Kaiser workers announce five-day statewide strike, ramp up social media campaign
Four thousand Kaiser mental health clinicians and health care professionals will start a five-day statewide strike Dec. 10 that will impact more than 100 Kaiser clinics and hospitals across California.
For nearly a decade, these workers have dedicated themselves to improving mental health care at Kaiser. After a five-year fight, they won a contract in 2015 that made Kaiser commit to transforming itself into the best place to give and receive mental health care. But after three years of trying to work with Kaiser to achieve this goal, Kaiser has refused to make meaningful changes to improve working conditions and access to care.
“If Kaiser is serious about being a leader in mental health care, it needs to get serious about listening to its mental health clinicians and using its ample resources to properly staff its mental health services and provide the care that patients need,” said Linda Matthews, a Kaiser licensed clinical social worker in Rancho Cordova.
Since contract bargaining began in June, Kaiser, which reported a $3.8 billion profit last year, has rejected therapists’ proposals to boost staffing and end long waits for therapy appointments. Kaiser has also offered lower raises than it gave to its coalition of unions, refused to compensate workers for having gone without raises from 2011 to 2014, and refused to restore pensions to recently-hired workers in Southern California.
In response, Kaiser workers have already gone on the offensive. They are leafleting Kaiser facilities every day leading up the strike and ramping up a social media campaign exposing Kaiser’s failure to provide timely access to mental health care in violation of state law.
The “Kaiser Don’t Deny” campaign began with images of workers that were shared hundreds of times on Facebook, Instagram and Twitter and then included videos urging patients to share their stories. The latest video features psychologist Kent Coleman describing how his patients with serious brain illnesses can’t access care.

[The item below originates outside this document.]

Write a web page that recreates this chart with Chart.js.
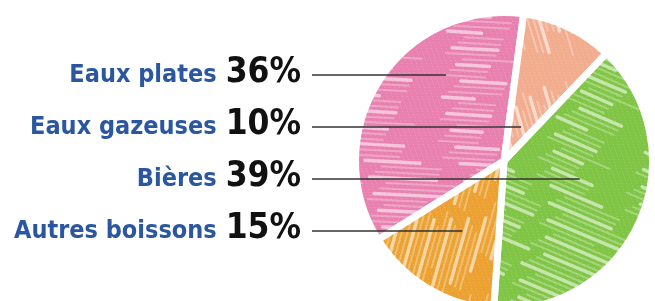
<!DOCTYPE html>
<html lang="fr">
<head>
  <meta charset="UTF-8" />
  <title>Répartition des boissons</title>
  <script src="https://cdn.jsdelivr.net/npm/chart.js"></script>
  <style>
    html, body {
      margin: 0;
      padding: 0;
      background: #fff;
      overflow: hidden;
      width: 655px;
      height: 301px;
    }
    #wrap {
      position: absolute;
      left: 0;
      top: 0;
      width: 660px;
      height: 330px;
    }
  </style>
</head>
<body>
<div id="wrap">
  <canvas id="pie" width="660" height="330"></canvas>
</div>

<script>
// data, in label order (top to bottom)
const categories = ['Eaux plates', 'Eaux gazeuses', 'Bières', 'Autres boissons'];
const shares = [36, 10, 39, 15];

// crayon-ish colours and stroke direction of the hatching
const sliceColors = ['#e981b0', '#f2ad8f', '#80c546', '#eca232'];
const hatchAngle = [2, 72, 22, 105];
// where each leader line ends, as a fraction of the radius from the centre (x)
const leaderEnd = [-0.39, 0.115, 0.51, -0.28];

// one big texture the size of the canvas, so no tile seams show
function crayon(color, angle) {
  const c = document.createElement('canvas');
  c.width = 660; c.height = 330;
  const g = c.getContext('2d');
  g.fillStyle = color;
  g.fillRect(0, 0, 660, 330);
  g.save();
  g.translate(500, 165);
  g.rotate(angle * Math.PI / 180);
  g.lineCap = 'round';
  for (let k = -70; k <= 70; k++) {
    const wide = (k % 3 === 0);
    g.strokeStyle = wide ? 'rgba(255,255,255,0.55)' : 'rgba(255,255,255,0.28)';
    g.lineWidth = wide ? 3.5 : 2;
    for (let s = -420; s < 420; s += 95) {
      const a = s + ((k * 17) % 23);
      const b = a + 55 + ((k * 29) % 25);
      g.beginPath();
      g.moveTo(a, k * 5.5);
      g.lineTo(b, k * 5.5 + 1);
      g.stroke();
    }
  }
  g.restore();
  g.fillStyle = 'rgba(255,255,255,0.18)';
  for (let y = 0; y < 330; y += 3) {
    for (let x = (y * 7) % 5; x < 660; x += 5) g.fillRect(x, y, 1, 1);
  }
  return g.createPattern(c, 'no-repeat');
}

const labelPlugin = {
  id: 'labels',
  afterDraw(chart) {
    const ctx = chart.ctx;
    const arcs = chart.getDatasetMeta(0).data;
    ctx.save();
    categories.forEach((name, i) => {
      const base = 82 + 52 * i;
      const pct = shares[i] + '%';
      ctx.textBaseline = 'alphabetic';
      ctx.textAlign = 'right';
      ctx.font = 'bold 35px "DejaVu Sans Condensed", "DejaVu Sans", sans-serif';
      ctx.fillStyle = '#111';
      ctx.fillText(pct, 301, base);
      const w = ctx.measureText(pct).width;
      ctx.font = 'bold 25px "DejaVu Sans Condensed", "DejaVu Sans", sans-serif';
      ctx.fillStyle = '#2b56a0';
      ctx.fillText(name, 301 - w - 9, base);

      const a = arcs[i];
      const r = a.outerRadius;
      ctx.strokeStyle = '#333';
      ctx.lineWidth = 1.4;
      ctx.beginPath();
      ctx.moveTo(312, base - 7);
      ctx.lineTo(a.x + leaderEnd[i] * r, base - 7);
      ctx.stroke();
    });
    ctx.restore();
  }
};

new Chart(document.getElementById('pie'), {
  type: 'pie',
  data: {
    labels: categories,
    datasets: [{
      data: shares,
      backgroundColor: sliceColors.map((c, i) => crayon(c, hatchAngle[i])),
      borderColor: '#fff',
      borderWidth: 7
    }]
  },
  options: {
    responsive: false,
    devicePixelRatio: 1,
    animation: false,
    rotation: 238,
    layout: { padding: { left: 352, right: 4, top: 9, bottom: 17 } },
    plugins: {
      legend: { display: false },
      tooltip: { enabled: false }
    },
    events: []
  },
  plugins: [labelPlugin]
});
</script>
</body>
</html>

It’s shameful and despicable how they can’t just get into see me more than once every month or two months,” he said. “It’s not fair to them. They need treatment now.”
In addition to the social media campaign, we have placed ads on BART trains and organized a community forum with former Congressman Patrick Kennedy, who authored federal mental health parity legislation. This campaign will continue to gain strength until Kaiser realizes that it must improve care and treat our workers with dignity and respect.